Fun tip! Bring a kid to help – bribe them with a candy from the checkout.

Put away

Ah, fridge Tetris. This is the part where you might notice some systems breaking down. “Why did I buy potatoes when we already have two bags downstairs?”
It also helps when the cook who needs the chicken broth at 5:30 doesn’t have to go looking for it because they are the one who put it away.

Speaking of cooks.

Cook

It’d be cruel to plan a meal that someone else can’t or doesn’t want to make – so it might just be easier to make a lot of those meals yourself. This means you’ll have to learn to cook, which is a lifelong project.

In theory, if you raised your kids right, they won’t complain about the way someone cooked the food they’re eating. But my kids still voice their thoughts. Sigh. Still, you can take some notes and try better next time.

This is what winning looks like: empty plates.

While I’m giving out app recommendations: JustTheRecipe is an app that helps cut through all that annoying cruft that the recipe blog websites seem to accumulate.

Do the dishes

There’s no real reason the person who cooks should do the dishes too.
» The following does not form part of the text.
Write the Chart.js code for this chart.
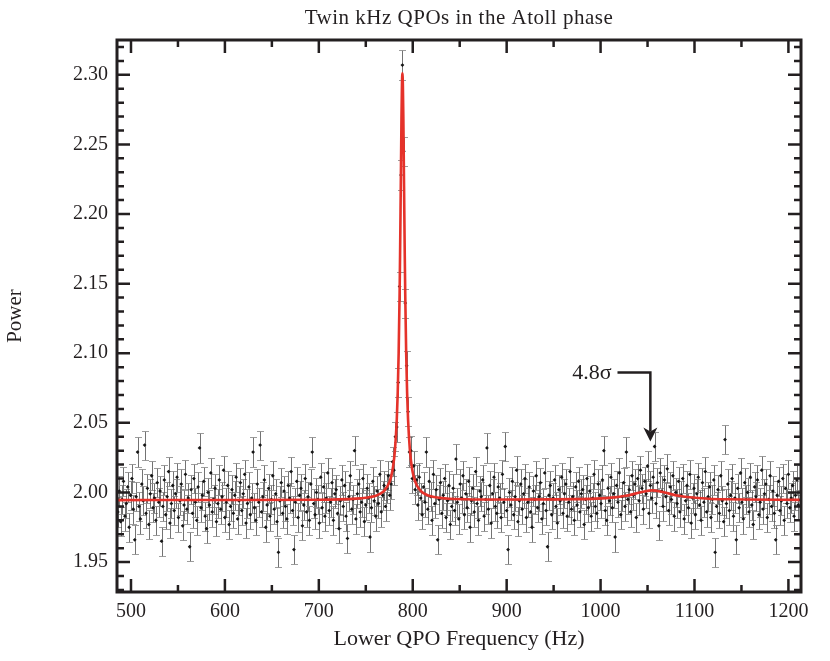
<!DOCTYPE html>
<html><head><meta charset="utf-8">
<script src="https://cdn.jsdelivr.net/npm/chart.js@4.4.1/dist/chart.umd.min.js"></script>
<style>html,body{margin:0;padding:0;background:#fff;}canvas{display:block}</style>
</head><body>
<canvas id="c" width="830" height="661"></canvas>
<script>
// ---- data ----
const freqStart = 486;      // first frequency bin (Hz)
const freqStep = 1.5;       // bin width (Hz)
const power = [
1.986,2.001,1.979,1.995,2.008,1.983,1.992,2.004,1.975,1.998,
2.010,1.988,1.966,1.997,2.029,1.990,1.981,2.006,1.994,2.034,
1.985,2.003,1.977,1.999,2.012,1.989,1.996,1.980,2.007,1.993,
2.001,1.965,1.990,2.009,1.984,1.997,2.015,1.978,1.992,2.005,
1.987,1.999,2.011,1.982,1.994,2.006,1.976,1.991,2.013,1.988,
1.996,1.961,2.002,1.985,2.010,1.993,1.980,2.004,2.032,1.989,
1.998,2.008,1.983,1.974,2.000,1.991,2.014,1.986,1.995,2.003,
1.979,1.992,2.009,1.988,1.997,2.016,1.982,1.993,2.005,1.977,
1.990,2.002,1.985,1.998,2.011,1.981,1.994,2.007,1.987,1.999,
2.013,1.978,1.992,2.004,1.984,1.996,2.029,1.989,1.980,2.006,
1.993,2.034,1.986,1.997,2.009,1.975,1.991,2.003,1.983,1.995,
2.012,1.988,1.999,1.979,1.957,1.994,2.007,1.985,2.001,1.990,
1.981,2.005,1.996,2.015,1.987,1.959,1.993,2.008,1.982,1.998,
2.003,1.976,1.991,2.010,1.986,1.997,1.980,2.006,2.029,1.992,
1.984,2.000,1.995,1.978,2.011,1.989,2.004,1.983,1.996,2.014,
1.987,1.993,2.007,1.980,1.999,2.002,1.985,1.974,1.994,2.009,
1.990,2.005,1.983,1.967,1.997,2.012,1.988,1.995,2.030,1.981,
1.999,2.006,1.986,1.993,2.010,1.979,1.991,2.003,1.996,1.968,
1.989,2.008,1.994,1.983,2.001,1.992,2.013,1.986,1.998,2.005,
1.990,2.003,2.012,1.998,2.006,2.022,2.016,2.040,2.047,2.079,
2.148,2.228,2.307,2.245,2.136,2.091,2.058,2.029,2.030,2.010,
2.019,2.002,2.009,1.991,2.011,1.996,1.984,2.004,1.993,2.029,
1.988,2.008,1.997,1.980,2.013,1.992,2.002,1.966,1.995,2.007,
1.985,1.998,2.010,1.982,1.994,2.005,1.977,1.990,2.003,1.987,
2.024,1.993,1.981,2.006,1.996,2.012,1.984,1.999,1.989,2.008,
1.975,1.994,2.003,1.986,2.015,1.992,1.980,2.001,1.997,2.009,
1.983,1.995,2.032,1.988,2.005,1.978,1.999,2.011,1.990,1.985,
2.004,1.996,1.982,2.013,1.993,2.033,1.987,1.959,2.000,1.991,
2.008,1.984,1.997,2.016,1.979,1.994,2.006,1.988,1.999,2.010,
1.982,1.993,2.004,1.986,1.975,2.001,1.995,2.012,1.989,1.997,
2.007,1.981,1.992,2.014,1.987,1.961,1.998,2.005,1.984,1.996,
2.009,1.990,1.978,2.002,1.994,2.011,1.985,1.999,2.006,1.983,
1.993,2.015,1.988,1.997,1.980,2.004,1.991,2.008,1.986,1.999,
2.002,1.977,1.995,2.010,1.989,2.001,1.983,1.996,2.013,1.990,
1.985,2.006,1.998,1.992,2.009,2.030,1.987,1.980,2.003,1.994,
2.011,1.989,1.999,1.968,2.005,1.993,2.014,1.984,1.997,2.007,
1.990,2.029,1.995,2.002,1.986,2.012,1.998,2.006,1.982,2.010,
1.994,2.016,2.003,1.988,2.008,1.999,2.019,1.985,2.005,1.996,
2.011,2.033,1.992,2.007,1.976,2.014,2.001,1.990,2.009,1.997,
2.017,1.987,2.004,1.995,2.012,1.983,2.000,1.992,2.008,1.986,
1.998,2.010,1.981,1.994,2.005,1.989,2.013,1.978,1.996,2.003,
1.984,1.999,2.011,1.991,1.980,2.007,1.993,2.015,1.986,1.997,
2.004,1.982,1.995,2.009,1.957,1.990,2.002,1.985,2.012,1.994,
1.979,2.038,1.992,2.006,1.987,1.998,2.010,1.983,1.996,1.966,
2.003,1.989,2.014,1.993,1.981,2.007,1.995,2.000,1.986,2.011,
1.991,1.977,2.004,1.997,2.009,1.984,1.993,2.016,1.988,1.999,
2.006,1.982,1.995,2.012,1.990,2.001,1.985,1.966,1.998,2.008,
1.987,1.994,2.010,1.980,2.003,1.992,2.013,1.989,1.996,2.005,
1.983,1.998,2.009,1.991
];
const powerError = 0.0105;

// fitted model curve
const fitFreq = [485,600,700,740,750,760,765,770,775,777,779,781,783,784,785,786,786.5,787,787.5,788,788.5,789,
  789.5,790,790.5,791,791.5,792,793,794,795,797,799,801,804,809,813,819,829,839,900,950,975,995,1015,1025,1035,1045,1055,
  1065,1075,1085,1095,1115,1135,1155,1213];
const fitPower = [1.9945,1.9946,1.9948,1.9956,1.9962,1.9975,1.9989,2.0015,2.0071,2.0114,2.0183,2.0301,2.0525,2.0717,2.1001,2.1426,2.1703,2.2022,2.2363,2.2684,2.2922,2.3010,
  2.2922,2.2684,2.2363,2.2022,2.1703,2.1426,2.1001,2.0717,2.0525,2.0301,2.0183,2.0114,2.0055,2.0008,1.9989,1.9973,1.9961,1.9955,1.9949,1.9950,1.9952,1.9956,1.9965,1.9974,1.9988,2.0005,2.0015,
  2.0005,1.9988,1.9974,1.9965,1.9955,1.9951,1.9949,1.9947];

const xTickLabels = [500,600,700,800,900,1000,1100,1200];
const xMinorTicks = [550,650,750,850,950,1050,1150];
const yTickLabels = [1.95,2.00,2.05,2.10,2.15,2.20,2.25,2.30];
const yMinorTicks = [1.93,1.94,1.96,1.97,1.98,1.99,2.01,2.02,2.03,2.04,2.06,2.07,2.08,2.09,2.11,2.12,2.13,2.14,
  2.16,2.17,2.18,2.19,2.21,2.22,2.23,2.24,2.26,2.27,2.28,2.29,2.31,2.32];

const titleText = 'Twin kHz QPOs in the Atoll phase';
const xTitle = 'Lower QPO Frequency (Hz)';
const yTitle = 'Power';
const arrowLabel = '4.8σ';
const arrowFreq = 1053, arrowStartFreq = 1018, arrowElbow = 2.0862, arrowTip = 2.0366;

// ---- chart ----
const INK = '#231f20';
const SERIF = '"Liberation Serif", "DejaVu Serif", serif';

const points = power.map((p, i) => ({x: freqStart + i * freqStep, y: p}));
const fitPoints = fitFreq.map((f, i) => ({x: f, y: fitPower[i]}));

const errorBars = {
  id: 'errorBars',
  beforeDatasetsDraw(chart) {
    const {ctx, chartArea: a, scales: {x, y}} = chart;
    ctx.save();
    ctx.beginPath(); ctx.rect(a.left, a.top, a.right - a.left, a.bottom - a.top); ctx.clip();
    ctx.lineWidth = 1;
    points.forEach(pt => {
      const px = Math.round(x.getPixelForValue(pt.x)) + 0.5;
      const t = Math.round(y.getPixelForValue(pt.y + powerError)) + 0.5;
      const b = Math.round(y.getPixelForValue(pt.y - powerError)) + 0.5;
      ctx.strokeStyle = 'rgba(80,80,80,0.8)';
      ctx.beginPath(); ctx.moveTo(px, t); ctx.lineTo(px, b); ctx.stroke();
      ctx.strokeStyle = 'rgba(140,140,140,0.85)';
      ctx.beginPath();
      ctx.moveTo(px - 3.5, t); ctx.lineTo(px + 3.5, t);
      ctx.moveTo(px - 3.5, b); ctx.lineTo(px + 3.5, b);
      ctx.stroke();
    });
    ctx.restore();
  }
};

const frame = {
  id: 'frame',
  afterDraw(chart) {
    const {ctx, chartArea: a, scales: {x, y}} = chart;
    ctx.save();
    ctx.strokeStyle = INK;
    ctx.lineWidth = 2.5;
    const tx = (v, len) => {
      const px = x.getPixelForValue(v);
      ctx.beginPath();
      ctx.moveTo(px, a.bottom); ctx.lineTo(px, a.bottom - len);
      ctx.moveTo(px, a.top); ctx.lineTo(px, a.top + len);
      ctx.stroke();
    };
    const ty = (v, len) => {
      const py = y.getPixelForValue(v);
      ctx.beginPath();
      ctx.moveTo(a.left, py); ctx.lineTo(a.left + len, py);
      ctx.moveTo(a.right, py); ctx.lineTo(a.right - len, py);
      ctx.stroke();
    };
    xTickLabels.forEach(v => tx(v, 13));
    xMinorTicks.forEach(v => tx(v, 7));
    yTickLabels.forEach(v => ty(v, 13));
    yMinorTicks.forEach(v => ty(v, 7));
    ctx.lineWidth = 3;
    ctx.strokeRect(a.left, a.top, a.right - a.left, a.bottom - a.top);

    // title
    ctx.fillStyle = INK;
    ctx.font = '21px ' + SERIF;
    ctx.letterSpacing = '0.5px';
    ctx.textAlign = 'center'; ctx.textBaseline = 'middle';
    ctx.fillText(titleText, (a.left + a.right) / 2, 18);
    ctx.letterSpacing = '0px';

    // arrow annotation
    const ax = x.getPixelForValue(arrowFreq);
    const sx = x.getPixelForValue(arrowStartFreq);
    const ey = y.getPixelForValue(arrowElbow);
    const tipY = y.getPixelForValue(arrowTip);
    ctx.lineWidth = 2.5;
    ctx.beginPath();
    ctx.moveTo(sx, ey); ctx.lineTo(ax, ey); ctx.lineTo(ax, tipY - 10);
    ctx.stroke();
    ctx.beginPath();
    ctx.moveTo(ax, tipY);
    ctx.lineTo(ax - 7, tipY - 14);
    ctx.lineTo(ax, tipY - 10);
    ctx.lineTo(ax + 7, tipY - 14);
    ctx.closePath();
    ctx.fill();
    ctx.font = '22px ' + SERIF;
    ctx.textAlign = 'right';
    ctx.fillText(arrowLabel, sx - 6, ey + 1);
    ctx.restore();
  }
};

new Chart(document.getElementById('c'), {
  type: 'scatter',
  data: {
    datasets: [
      {
        type: 'line', data: fitPoints, order: 0,
        borderColor: '#e5322a', borderWidth: 2.6, pointRadius: 0,
        cubicInterpolationMode: 'monotone', fill: false
      },
      {
        type: 'scatter', data: points, order: 1,
        pointStyle: 'rectRot', pointRadius: 1.9,
        backgroundColor: '#151515', borderColor: '#151515', borderWidth: 0
      }
    ]
  },
  options: {
    responsive: false, animation: false, events: [],
    layout: {padding: {left: 0, right: 29, top: 40, bottom: 0}},
    plugins: {legend: {display: false}, tooltip: {enabled: false}, title: {display: false}},
    scales: {
      x: {
        type: 'linear', min: 485.1, max: 1213.4,
        grid: {display: false, drawTicks: false}, border: {display: false},
        afterBuildTicks: s => { s.ticks = xTickLabels.map(v => ({value: v})); },
        afterFit: s => { s.height = 69; },
        ticks: {padding: 8, color: INK, font: {family: SERIF, size: 20}, callback: v => String(v), maxRotation: 0, autoSkip: false},
        title: {display: true, text: xTitle, color: INK, font: {family: SERIF, size: 22}, padding: {top: 0, bottom: 9}}
      },
      y: {
        type: 'linear', min: 1.9285, max: 2.325,
        grid: {display: false, drawTicks: false}, border: {display: false},
        afterBuildTicks: s => { s.ticks = yTickLabels.map(v => ({value: v})); },
        afterFit: s => { s.width = 117; },
        ticks: {padding: 9, color: INK, font: {family: SERIF, size: 20}, callback: v => Number(v).toFixed(2), autoSkip: false},
        title: {display: true, text: yTitle, color: INK, font: {family: SERIF, size: 21}, padding: {top: 3, bottom: 0}}
      }
    }
  },
  plugins: [errorBars, frame]
});
</script>
</body></html>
In fact I like it when the kids help out with this part. But there is a certain efficiency to when the person doing the cooking is also doing the dishes. They can get started on the cutting board and some pots while the Jambalaya is simmering.

Okay, let me sum up

So that’s it for now young Dave, the goal isn’t to be a martyr or to win some award for best husband. The goal is mental peace. When things are going smoothly, I don’t need to ask for instructions, and Cindy ideally doesn’t have to give them. I get to eat what I want, she gets to close a few tabs in her brain.